Plaintiff Arie Genger (Arie) was the defendant in a divorce action commenced by his wife, Dalia Genger (Dalia). In connection with that action, Arie and Dalia entered into a written stipulation of settlement, in which they agreed that their son, defendant Sagi Genger (Sagi), was to be appointed attorney-in-fact under a power of attorney, with the power to allocate certain marital assets so as to effect an equal distribution of those assets. Relying on the power of attorney, Sagi instructed that ownership of certain instruments under which he was indebted to Arie — four promissory notes and a stock purchase agreement — be transferred to Dalia.
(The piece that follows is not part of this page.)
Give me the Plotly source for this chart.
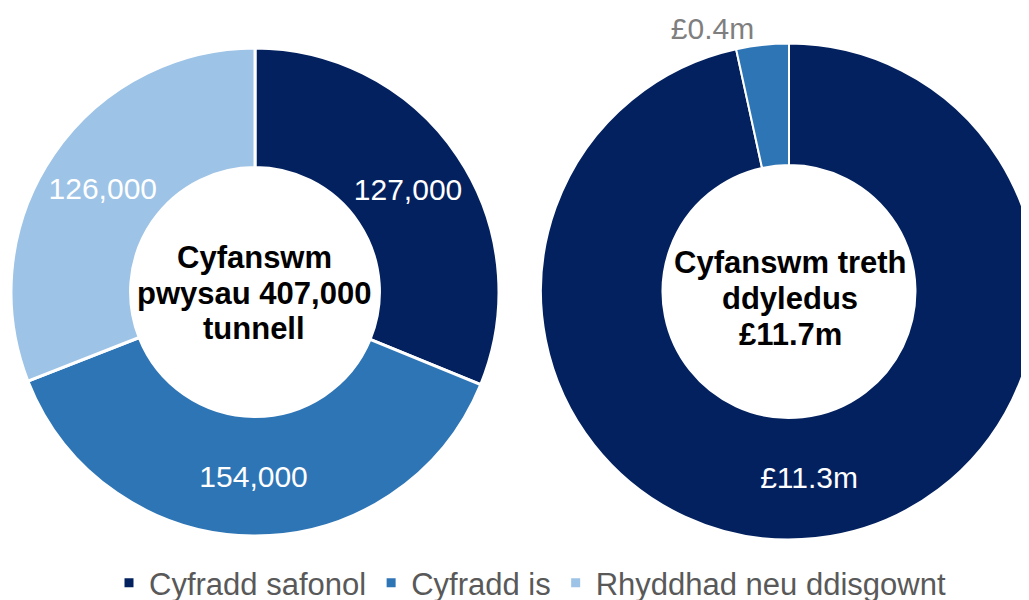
import plotly.graph_objects as go

W, H = 1029, 600
OFF = 8  # page body margin: figure is drawn 8px right/down of the viewport origin

categories = ["Cyfradd safonol", "Cyfradd is", "Rhyddhad neu ddisgownt"]
colors = ["#03215F", "#2E75B6", "#9DC3E6"]

tonnage_values = [127000, 154000, 126000]
tax_labels = ["Cyfradd safonol", "Cyfradd is"]
tax_values = [11.3, 0.4]

left_centre_lines = ["Cyfanswm", "pwysau 407,000", "tunnell"]
right_centre_lines = ["Cyfanswm treth", "ddyledus", "£11.7m"]

FONT = "Liberation Sans, Arial, sans-serif"


def px(x):
    return (x - OFF) / W


def py(y):
    return 1 - (y - OFF) / H


def dom(cx, cy, r):
    return dict(x=[max(0.0, px(cx - r)), min(1.0, px(cx + r))],
                y=[max(0.0, py(cy + r)), min(1.0, py(cy - r))])


fig = go.Figure()

fig.add_trace(go.Pie(
    labels=categories, values=tonnage_values,
    marker=dict(colors=colors, line=dict(color="white", width=3)),
    hole=0.51, sort=False, direction="clockwise", rotation=0,
    domain=dom(255, 292, 244),
    texttemplate="%{value:,}", textposition="inside",
    insidetextorientation="horizontal",
    insidetextfont=dict(color="white", size=30, family=FONT),
    hoverinfo="skip",
))

fig.add_trace(go.Pie(
    labels=tax_labels, values=tax_values,
    marker=dict(colors=colors[:2], line=dict(color="white", width=2)),
    hole=0.51, sort=False, direction="clockwise", rotation=0,
    domain=dom(789, 291.5, 248),
    texttemplate="£%{value:.1f}m", textposition=["inside", "outside"],
    insidetextorientation="horizontal",
    insidetextfont=dict(color="white", size=30, family=FONT),
    outsidetextfont=dict(color="#7F7F7F", size=30, family=FONT),
    hoverinfo="skip", showlegend=False,
))

annotations = []
for cx, ys, lines in [(254, [257.5, 293, 328.5], left_centre_lines),
                      (790, [262.5, 298.5, 334.5], right_centre_lines)]:
    for yy, txt in zip(ys, lines):
        annotations.append(dict(
            x=px(cx), y=py(yy), xref="paper", yref="paper",
            text="<b>" + txt + "</b>", showarrow=False,
            xanchor="center", yanchor="middle",
            font=dict(size=31, color="black", family=FONT),
        ))

fig.update_layout(
    width=W, height=H,
    margin=dict(l=0, r=0, t=0, b=0, autoexpand=False),
    paper_bgcolor="white", plot_bgcolor="white",
    font=dict(family=FONT),
    annotations=annotations,
    legend=dict(orientation="h", x=px(530), xanchor="center",
                y=py(583), yanchor="middle",
                font=dict(size=31, color="#595959", family=FONT),
                traceorder="normal"),
)

fig.write_html("out.html")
When Arie failed to comply with Sagi’s instructions, Dalia filed a motion to hold him in contempt. *872Arie cross-moved for removal of Sagi as attorney-in-fact, on the ground, among others, that Sagi had engaged in self-dealing by unilaterally reallocating ownership of the notes and stock purchase agreement to Dalia.
The court presiding over the divorce action granted Arie’s cross motion to have Sagi removed as attorney-in-fact, concluding that Sagi had “an irreconcilable conflict of interest that prevent[ed] him from properly exercising his fiduciary duties to [Arie].” The court also directed that the parties arbitrate, among other issues, the dispute over the notes and the stock purchase agreement. After a 14-day hearing, the arbitrator rendered a final arbitration award that, while making findings as to certain other issues, disavowed jurisdiction over claims concerning the notes and the stock purchase agreement.
Arie subsequently commenced the instant action, which seeks a money judgment against Sagi on the notes and the stock purchase agreement. Supreme Court granted Sagi’s pre-answer motion to dismiss the complaint. We now modify as indicated.
Initially, we find that Arie’s purported lack of standing to sue on the notes or the stock purchase agreement does not form a proper basis for the motion to dismiss. The motion court erred in finding that the instruments had been transferred to Dalia and that Arie therefore lacked standing to sustain the action. The record presents substantial factual issues concerning the notes’ ownership. By memorandum dated November 25, 2006, Sagi issued instructions that the notes were to be transferred to correct an imbalance in the distribution of marital assets, and instructed the parties to “execute document(s) specifically recognizing the ownership of each asset allocated to the other.” However, the record does not show definitively that the transfer was effected. Indeed, in her affidavit submitted in support of Sagi’s motion to dismiss, Dalia states that Arie “refused to comply with the [^Instructions.”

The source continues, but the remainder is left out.